** Given material **
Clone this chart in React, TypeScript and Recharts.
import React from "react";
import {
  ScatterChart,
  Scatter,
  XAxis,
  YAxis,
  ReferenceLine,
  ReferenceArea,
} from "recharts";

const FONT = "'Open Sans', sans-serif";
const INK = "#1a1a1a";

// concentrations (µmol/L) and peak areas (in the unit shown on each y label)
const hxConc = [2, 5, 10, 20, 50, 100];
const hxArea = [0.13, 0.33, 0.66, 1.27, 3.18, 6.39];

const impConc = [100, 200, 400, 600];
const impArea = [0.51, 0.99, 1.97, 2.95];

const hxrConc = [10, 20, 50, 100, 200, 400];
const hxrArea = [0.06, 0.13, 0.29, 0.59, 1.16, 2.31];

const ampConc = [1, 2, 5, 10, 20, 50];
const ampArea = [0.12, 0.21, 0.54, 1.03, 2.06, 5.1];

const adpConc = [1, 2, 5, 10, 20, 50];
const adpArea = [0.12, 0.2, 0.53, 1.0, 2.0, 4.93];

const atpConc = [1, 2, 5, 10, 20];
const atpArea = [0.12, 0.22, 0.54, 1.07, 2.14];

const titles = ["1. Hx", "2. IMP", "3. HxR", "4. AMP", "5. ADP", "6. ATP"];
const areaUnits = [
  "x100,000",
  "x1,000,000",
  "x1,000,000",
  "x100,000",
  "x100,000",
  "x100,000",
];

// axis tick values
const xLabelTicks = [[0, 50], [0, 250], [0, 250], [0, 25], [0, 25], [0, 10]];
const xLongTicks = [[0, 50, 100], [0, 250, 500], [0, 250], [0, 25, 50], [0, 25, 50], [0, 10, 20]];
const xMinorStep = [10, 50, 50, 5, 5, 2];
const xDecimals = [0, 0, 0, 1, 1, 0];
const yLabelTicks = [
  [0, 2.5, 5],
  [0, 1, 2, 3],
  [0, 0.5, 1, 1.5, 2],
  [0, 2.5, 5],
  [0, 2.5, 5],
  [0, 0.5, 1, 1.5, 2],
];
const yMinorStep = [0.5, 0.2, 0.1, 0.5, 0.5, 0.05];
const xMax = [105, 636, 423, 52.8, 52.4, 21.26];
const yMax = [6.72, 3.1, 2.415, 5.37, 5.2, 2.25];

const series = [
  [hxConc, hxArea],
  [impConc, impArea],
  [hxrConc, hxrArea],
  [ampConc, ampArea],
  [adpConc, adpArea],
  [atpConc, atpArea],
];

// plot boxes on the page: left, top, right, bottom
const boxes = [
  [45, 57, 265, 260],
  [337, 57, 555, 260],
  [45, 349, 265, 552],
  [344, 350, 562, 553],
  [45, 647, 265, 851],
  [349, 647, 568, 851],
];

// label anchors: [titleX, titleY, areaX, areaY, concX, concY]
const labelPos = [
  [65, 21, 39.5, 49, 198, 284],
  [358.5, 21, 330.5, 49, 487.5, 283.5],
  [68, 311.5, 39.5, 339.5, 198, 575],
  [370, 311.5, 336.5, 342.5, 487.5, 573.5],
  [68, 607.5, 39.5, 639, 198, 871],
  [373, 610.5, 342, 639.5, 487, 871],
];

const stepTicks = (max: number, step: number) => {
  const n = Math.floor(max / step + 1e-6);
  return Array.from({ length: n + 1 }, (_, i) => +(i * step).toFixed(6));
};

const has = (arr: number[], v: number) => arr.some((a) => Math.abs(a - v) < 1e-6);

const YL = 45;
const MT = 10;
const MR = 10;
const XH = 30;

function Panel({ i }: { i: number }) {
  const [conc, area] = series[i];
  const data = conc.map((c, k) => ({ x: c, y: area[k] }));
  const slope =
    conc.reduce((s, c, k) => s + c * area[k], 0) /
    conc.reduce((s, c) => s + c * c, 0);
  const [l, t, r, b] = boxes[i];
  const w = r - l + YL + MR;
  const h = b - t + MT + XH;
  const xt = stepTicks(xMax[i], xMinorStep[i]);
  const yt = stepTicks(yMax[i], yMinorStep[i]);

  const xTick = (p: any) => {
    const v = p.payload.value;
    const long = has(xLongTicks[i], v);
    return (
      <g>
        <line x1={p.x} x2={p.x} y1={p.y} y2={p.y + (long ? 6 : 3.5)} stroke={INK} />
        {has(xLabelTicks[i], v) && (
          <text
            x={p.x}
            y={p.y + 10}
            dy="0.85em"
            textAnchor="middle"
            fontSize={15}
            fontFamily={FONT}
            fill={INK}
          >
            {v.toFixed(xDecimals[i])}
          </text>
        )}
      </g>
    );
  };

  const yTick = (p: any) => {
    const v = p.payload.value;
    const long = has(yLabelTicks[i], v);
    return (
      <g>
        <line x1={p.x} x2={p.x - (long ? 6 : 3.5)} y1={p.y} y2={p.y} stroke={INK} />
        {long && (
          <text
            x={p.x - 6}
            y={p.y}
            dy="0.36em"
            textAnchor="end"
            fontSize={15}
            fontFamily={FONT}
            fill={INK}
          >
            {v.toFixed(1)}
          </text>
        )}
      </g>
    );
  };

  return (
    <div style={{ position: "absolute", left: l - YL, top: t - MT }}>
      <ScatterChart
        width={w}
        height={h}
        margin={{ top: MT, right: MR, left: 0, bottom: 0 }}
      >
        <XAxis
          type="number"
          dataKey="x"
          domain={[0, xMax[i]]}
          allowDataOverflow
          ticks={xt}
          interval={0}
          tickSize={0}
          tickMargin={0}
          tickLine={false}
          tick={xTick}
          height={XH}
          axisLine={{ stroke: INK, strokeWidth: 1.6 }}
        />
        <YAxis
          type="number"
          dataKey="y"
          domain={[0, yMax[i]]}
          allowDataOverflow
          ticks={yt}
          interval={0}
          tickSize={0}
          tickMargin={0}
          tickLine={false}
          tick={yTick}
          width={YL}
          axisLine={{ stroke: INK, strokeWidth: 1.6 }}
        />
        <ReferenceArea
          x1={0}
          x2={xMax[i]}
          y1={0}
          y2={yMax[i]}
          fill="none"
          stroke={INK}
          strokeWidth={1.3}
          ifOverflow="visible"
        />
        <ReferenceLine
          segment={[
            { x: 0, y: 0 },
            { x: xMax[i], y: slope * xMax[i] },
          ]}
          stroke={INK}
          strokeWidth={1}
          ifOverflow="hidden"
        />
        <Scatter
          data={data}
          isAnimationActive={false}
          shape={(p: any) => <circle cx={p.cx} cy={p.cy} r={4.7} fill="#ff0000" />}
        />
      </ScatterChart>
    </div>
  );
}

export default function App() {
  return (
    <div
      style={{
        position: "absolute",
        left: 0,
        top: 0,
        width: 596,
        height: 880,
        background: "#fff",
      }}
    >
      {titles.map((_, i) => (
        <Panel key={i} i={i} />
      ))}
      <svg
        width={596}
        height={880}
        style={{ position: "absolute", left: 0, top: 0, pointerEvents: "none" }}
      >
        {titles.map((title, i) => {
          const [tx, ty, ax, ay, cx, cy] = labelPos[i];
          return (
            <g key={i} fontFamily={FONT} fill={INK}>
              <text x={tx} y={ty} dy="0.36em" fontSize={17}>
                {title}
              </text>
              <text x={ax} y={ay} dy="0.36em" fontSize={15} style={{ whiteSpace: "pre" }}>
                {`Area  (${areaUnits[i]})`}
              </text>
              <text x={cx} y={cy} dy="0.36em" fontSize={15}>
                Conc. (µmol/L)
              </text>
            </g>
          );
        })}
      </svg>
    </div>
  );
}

** What is being asked **
Return exactly the lines from the beginning of the data above through the one containing "const adpArea = [0.12, 0.2, 0.53, 1.0, 2.0, 4.93];", please. Include both end lines and add nothing else.

** Solution for this problem **
Clone this chart in React, TypeScript and Recharts.
import React from "react";
import {
  ScatterChart,
  Scatter,
  XAxis,
  YAxis,
  ReferenceLine,
  ReferenceArea,
} from "recharts";

const FONT = "'Open Sans', sans-serif";
const INK = "#1a1a1a";

// concentrations (µmol/L) and peak areas (in the unit shown on each y label)
const hxConc = [2, 5, 10, 20, 50, 100];
const hxArea = [0.13, 0.33, 0.66, 1.27, 3.18, 6.39];

const impConc = [100, 200, 400, 600];
const impArea = [0.51, 0.99, 1.97, 2.95];

const hxrConc = [10, 20, 50, 100, 200, 400];
const hxrArea = [0.06, 0.13, 0.29, 0.59, 1.16, 2.31];

const ampConc = [1, 2, 5, 10, 20, 50];
const ampArea = [0.12, 0.21, 0.54, 1.03, 2.06, 5.1];

const adpConc = [1, 2, 5, 10, 20, 50];
const adpArea = [0.12, 0.2, 0.53, 1.0, 2.0, 4.93];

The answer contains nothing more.